TORONTO – Au moment où le gouvernement ontarien s’apprête à concrétiser son plan de restructuration du système de vente de bière au détail vieux de 92 ans, des experts suggèrent qu’il devrait s’inspirer des leçons apprises des structures de distribution mises en place dans d’autres provinces.

Le gouvernement progressiste-conservateur de Doug Ford a clairement indiqué que son objectif était de donner plus de choix et de simplifier la vente d’alcool aux citoyens de l’Ontario, mais on ne connaît que très peu de détails sur la manière dont il entend s’y prendre.

Les progressistes-conservateurs ont le choix de mettre sur pied un modèle unique ou encore d’adopter le système utilisé au Québec, en Alberta ou en Colombie-Britannique.

« Le manque de détails laisse croire qu’ils ont uniquement en tête ce principe de libéralisation, mais qu’ils n’ont aucune vision du type de système qu’ils veulent », commente Dan Malleck, expert en bière et professeur associé en sciences de la santé appliquées à l’Université Brock.

Le modèle en place en Colombie-Britannique permet la vente par des détaillants privés et d’autres appartenant à la province, mais il ne permet pas la vente dans les supermarchés.

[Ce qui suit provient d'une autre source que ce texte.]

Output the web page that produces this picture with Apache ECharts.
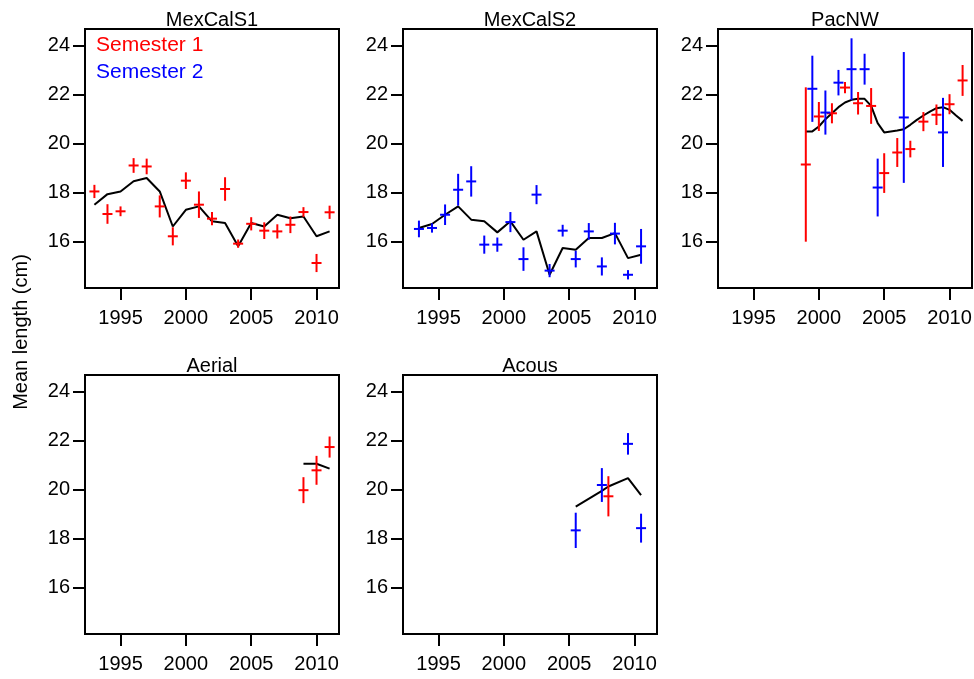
<!DOCTYPE html>
<html>
<head>
<meta charset="utf-8">
<script src="https://cdn.jsdelivr.net/npm/echarts@6/dist/echarts.min.js"></script>
<style>
  html, body { margin: 0; padding: 0; background: #fff; }
  #chart { width: 974px; height: 679px; }
</style>
</head>
<body>
<div id="chart"></div>
<script>
const chart = echarts.init(document.getElementById("chart"));

const FONT = '"Liberation Sans", Arial, sans-serif';
const RED = "#ff0000";
const BLUE = "#0000ff";

const panelNames = ["MexCalS1", "MexCalS2", "PacNW", "Aerial", "Acous"];
const xTicks = [1995, 2000, 2005, 2010];
const yTicks = [16, 18, 20, 22, 24];

// [year, mean, half error bar]
const mexCalS1Sem1 = [
	[1993, 18.05, 0.27], [1994, 17.13, 0.40], [1995, 17.24, 0.20], [1996, 19.11, 0.30],
	[1997, 19.07, 0.32], [1998, 17.44, 0.45], [1999, 16.22, 0.37], [2000, 18.49, 0.34],
	[2001, 17.51, 0.54], [2002, 16.94, 0.27], [2003, 18.15, 0.48], [2004, 15.92, 0.17],
	[2005, 16.73, 0.27], [2006, 16.45, 0.34], [2007, 16.42, 0.29], [2008, 16.69, 0.34],
	[2009, 17.21, 0.20], [2010, 15.13, 0.37], [2011, 17.20, 0.27]
];
const mexCalS1Fit = [
	[1993, 17.51], [1994, 17.94], [1995, 18.05], [1996, 18.47], [1997, 18.60],
	[1998, 18.05], [1999, 16.62], [2000, 17.30], [2001, 17.44], [2002, 16.83],
	[2003, 16.76], [2004, 15.81], [2005, 16.76], [2006, 16.62], [2007, 17.10],
	[2008, 16.96], [2009, 17.03], [2010, 16.22], [2011, 16.42]
];

const mexCalS2Sem2 = [
	[1993.5, 16.52, 0.34], [1994.5, 16.56, 0.19], [1995.5, 17.10, 0.42], [1996.5, 18.12, 0.65],
	[1997.5, 18.46, 0.62], [1998.5, 15.88, 0.37], [1999.5, 15.88, 0.29], [2000.5, 16.80, 0.41],
	[2001.5, 15.29, 0.48], [2002.5, 17.92, 0.39], [2003.5, 14.82, 0.27], [2004.5, 16.45, 0.24],
	[2005.5, 15.29, 0.34], [2006.5, 16.42, 0.34], [2007.5, 14.99, 0.37], [2008.5, 16.33, 0.44],
	[2009.5, 14.65, 0.19], [2010.5, 15.81, 0.71]
];
const mexCalS2Fit = [
	[1993.5, 16.56], [1994.5, 16.72], [1995.5, 17.10], [1996.5, 17.44], [1997.5, 16.90],
	[1998.5, 16.83], [1999.5, 16.38], [2000.5, 16.83], [2001.5, 16.08], [2002.5, 16.42],
	[2003.5, 14.65], [2004.5, 15.74], [2005.5, 15.67], [2006.5, 16.15], [2007.5, 16.15],
	[2008.5, 16.35], [2009.5, 15.33], [2010.5, 15.47]
];

const pacNWSem1 = [
	[1999, 19.15, 3.15], [2000, 21.11, 0.59], [2001, 21.24, 0.41], [2002, 22.29, 0.23],
	[2003, 21.65, 0.46], [2004, 21.54, 0.73], [2005, 18.80, 0.81], [2006, 19.64, 0.59],
	[2007, 19.78, 0.34], [2008, 20.90, 0.39], [2009, 21.18, 0.42], [2010, 21.61, 0.41],
	[2011, 22.58, 0.63]
];
const pacNWSem2 = [
	[1999.5, 22.24, 1.35], [2000.5, 21.27, 0.90], [2001.5, 22.49, 0.52], [2002.5, 23.04, 1.26],
	[2003.5, 23.04, 0.63], [2004.5, 18.21, 1.18], [2006.5, 21.07, 2.67], [2009.5, 20.46, 1.41]
];
const pacNWFit = [
	[1999, 20.50], [1999.5, 20.50], [2000, 20.70], [2000.5, 21.00], [2001, 21.24],
	[2001.5, 21.49], [2002, 21.68], [2002.5, 21.79], [2003, 21.83], [2003.5, 21.83],
	[2004, 21.54], [2004.5, 20.84], [2005, 20.46], [2005.5, 20.50], [2006, 20.54],
	[2006.5, 20.59], [2007, 20.77], [2007.5, 20.97], [2008, 21.15], [2008.5, 21.31],
	[2009, 21.45], [2009.5, 21.49], [2010, 21.38], [2010.5, 21.15], [2011, 20.93]
];

const aerialSem1 = [[2009, 19.98, 0.53], [2010, 20.79, 0.59], [2011, 21.74, 0.43]];
const aerialFit = [[2009, 21.06], [2010, 21.06], [2011, 20.86]];

const acousSem1 = [[2008, 19.73, 0.82]];
const acousSem2 = [[2005.5, 18.34, 0.72], [2007.5, 20.19, 0.69], [2009.5, 21.87, 0.44], [2010.5, 18.43, 0.59]];
const acousFit = [[2005.5, 19.31], [2007.5, 19.95], [2008, 20.13], [2009.5, 20.47], [2010.5, 19.78]];

// panel frames
const COLS = [85, 403, 718];
const ROWS = [29, 375];
const PW = 254;
const PH = 259;
const panelPos = [[0, 0], [1, 0], [2, 0], [0, 1], [1, 1]];

const grids = panelPos.map(([c, r]) => ({
	left: COLS[c], top: ROWS[r], width: PW, height: PH,
	show: true, borderColor: "#000", borderWidth: 2, backgroundColor: "#fff",
	containLabel: false, outerBoundsMode: "none"
}));

const xAxes = grids.map((g, i) => ({
	type: "value", gridIndex: i, min: 1992.28, max: 2011.72,
	axisLine: { show: false },
	splitLine: { show: false },
	axisTick: { show: true, length: 12, lineStyle: { color: "#000", width: 2 }, customValues: xTicks },
	axisLabel: { margin: 20, color: "#000", fontSize: 20, fontFamily: FONT, customValues: xTicks,
		formatter: v => String(v) }
}));

const yAxes = grids.map((g, i) => ({
	type: "value", gridIndex: i, min: 14.11, max: 24.68,
	axisLine: { show: false },
	splitLine: { show: false },
	axisTick: { show: true, length: 12, lineStyle: { color: "#000", width: 2 }, customValues: yTicks },
	axisLabel: { margin: 15, color: "#000", fontSize: 20, fontFamily: FONT, customValues: yTicks,
		formatter: v => String(v) }
}));

function errorBars(data, color, idx) {
	return {
		type: "custom", xAxisIndex: idx, yAxisIndex: idx, data: data, z: 3,
		renderItem: function (params, api) {
			const x = api.value(0), m = api.value(1), e = api.value(2);
			const c = api.coord([x, m]);
			const lo = api.coord([x, m - e]);
			const hi = api.coord([x, m + e]);
			const st = { stroke: color, lineWidth: 2 };
			return {
				type: "group",
				children: [
					{ type: "line", shape: { x1: c[0], y1: lo[1], x2: c[0], y2: hi[1] }, style: st },
					{ type: "line", shape: { x1: c[0] - 5, y1: c[1], x2: c[0] + 5, y2: c[1] }, style: st }
				]
			};
		}
	};
}

function fitLine(data, idx) {
	return {
		type: "line", xAxisIndex: idx, yAxisIndex: idx, data: data, z: 2,
		showSymbol: false, symbol: "none", animation: false,
		lineStyle: { color: "#000", width: 2 }
	};
}

const series = [
	errorBars(mexCalS1Sem1, RED, 0), fitLine(mexCalS1Fit, 0),
	errorBars(mexCalS2Sem2, BLUE, 1), fitLine(mexCalS2Fit, 1),
	errorBars(pacNWSem1, RED, 2), errorBars(pacNWSem2, BLUE, 2), fitLine(pacNWFit, 2),
	errorBars(aerialSem1, RED, 3), fitLine(aerialFit, 3),
	errorBars(acousSem1, RED, 4), errorBars(acousSem2, BLUE, 4), fitLine(acousFit, 4)
];

const texts = panelNames.map((name, i) => {
	const [c, r] = panelPos[i];
	return {
		type: "text", x: COLS[c] + PW / 2, y: ROWS[r] + 1, z: 10,
		style: { text: name, fill: "#000", font: "20px " + FONT, textAlign: "center", textVerticalAlign: "bottom" }
	};
});
texts.push(
	{ type: "text", x: 96, y: 35, z: 10, style: { text: "Semester 1", fill: RED, font: "21px " + FONT } },
	{ type: "text", x: 96, y: 62, z: 10, style: { text: "Semester 2", fill: BLUE, font: "21px " + FONT } },
	{ type: "text", x: 21, y: 332, rotation: Math.PI / 2, z: 10,
	  style: { text: "Mean length (cm)", fill: "#000", font: "20px " + FONT, textAlign: "center", textVerticalAlign: "middle" } }
);

const option = {
	animation: false,
	backgroundColor: "#fff",
	grid: grids,
	xAxis: xAxes,
	yAxis: yAxes,
	series: series,
	graphic: texts
};

chart.setOption(option);
window.onresize = chart.resize;
</script>
</body>
</html>
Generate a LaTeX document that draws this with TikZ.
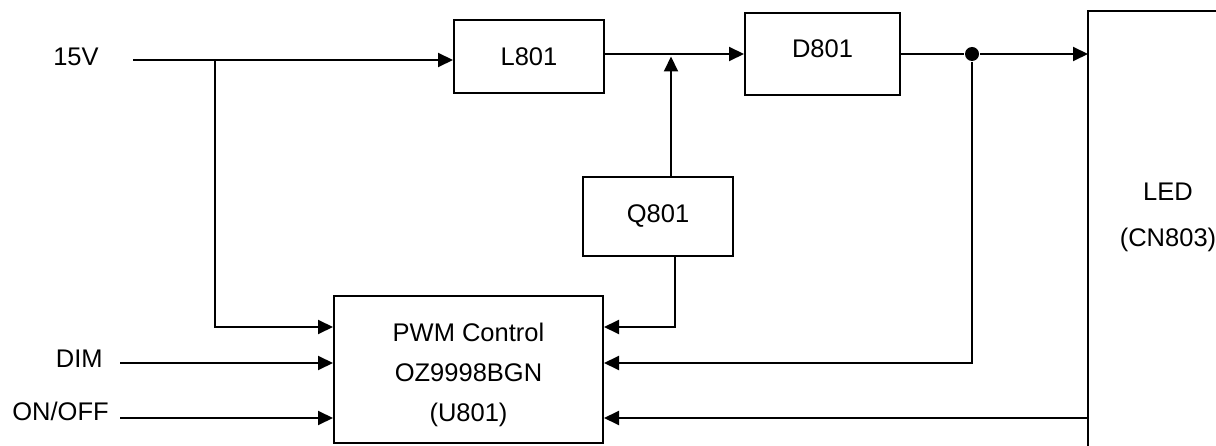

Au Québec, la vente de bière est permise dans les supermarchés, les dépanneurs et les grandes surfaces comme Costco, en plus de l’offre en succursales de la Société des alcools du Québec. En Alberta, le système de distribution est entièrement laissé au secteur privé, sans limitation du nombre de points de vente.

Dans la plupart des autres provinces, la vente de bière est restreinte aux succursales détenues par des sociétés publiques. Toutefois, les Terre-Neuviens ont accès à « une p’tite frette » dans les dépanneurs et les Néo-Brunswickois y auront bientôt accès dans les supermarchés à partir d’octobre prochain.

Le lobby du commerce de détail ontarien tente de convaincre la province d’adopter un système semblable à celui du Québec où la distribution est généralisée et où les détaillants peuvent négocier les prix auprès des brasseurs plutôt que d’être contraints à un prix fixé par l’industrie.

« Notre modèle de préférence est essentiellement le modèle québécois », admet le vice-président aux affaires publiques du Conseil du détail du Canada Karl Littler.

Il reconnaît que la formule ne serait pas aussi profitable pour les propriétaires de la chaîne The Beer Store, mais celle-ci continuerait tout de même à prospérer.

« Ils n’ont pas l’air d’avoir de difficulté à vendre au Québec, en Alberta ou dans toute autre province », a-t-il déclaré en entrevue.

La chaîne The Beer Store appartient aux géants étrangers qui contrôlent les grandes marques Labatt, Molson et Sleeman. Ses ventes représentent près de 70 pour cent du volume de bière vendu en Ontario. La chaîne a généré 3,3 milliards de dollars de ventes en 2017-2018, selon un récent rapport du consultant Ken Hughes qui recommande des changements à apporter au système ontarien.

D’après M. Littler, les propriétaires de The Beer Store cherchent à défendre le système actuel qui leur permet de dégager des marges de profit substantiellement plus importantes qu’au Québec parce qu’ils contrôlent à la fois les prix du gros et du détail.

L’Association des dépanneurs de l’Ontario estime que l’augmentation du nombre de points de vente va entraîner une hausse des coûts de distribution, comme cela a été le cas au Québec, où la bière est livrée dans environ 8000 points de vente, alors que l’Ontario doit se contenter du plus faible nombre de points de vente par habitant au Canada.

Cependant, les consommateurs n’en profitent même pas actuellement puisque « les économies supplémentaires vont aux compagnies de bière, pas aux consommateurs », dénonce le directeur général de l’Association Dave Bryans.

Celui-ci souligne également qu’un prix minimum serait nécessaire afin de protéger les brasseurs artisanaux contre des rabais trop agressifs des géants mondiaux. Par contre, M. Bryans dit ne pas s’opposer à la possibilité que la bière soit légèrement plus chère en dépanneur qu’en épicerie ou dans les succursales The Beer Store.

Les bières artisanales représentent moins de 2 pour cent des ventes chez The Beer Store, mais plus de 10 pour cent des ventes de la société d’État LCBO et plus de 15 pour cent en épicerie.

L’avenir du système de vente de bière au détail en Ontario demeure un mystère, car la loi qui vient déchirer une entente de dix ans avec The Beer Store, signée en 2015, n’a toujours pas été proclamée plus d’un mois après avoir reçu la sanction royale.

L’entreprise a déjà fait savoir qu’elle contesterait la nouvelle loi devant les tribunaux.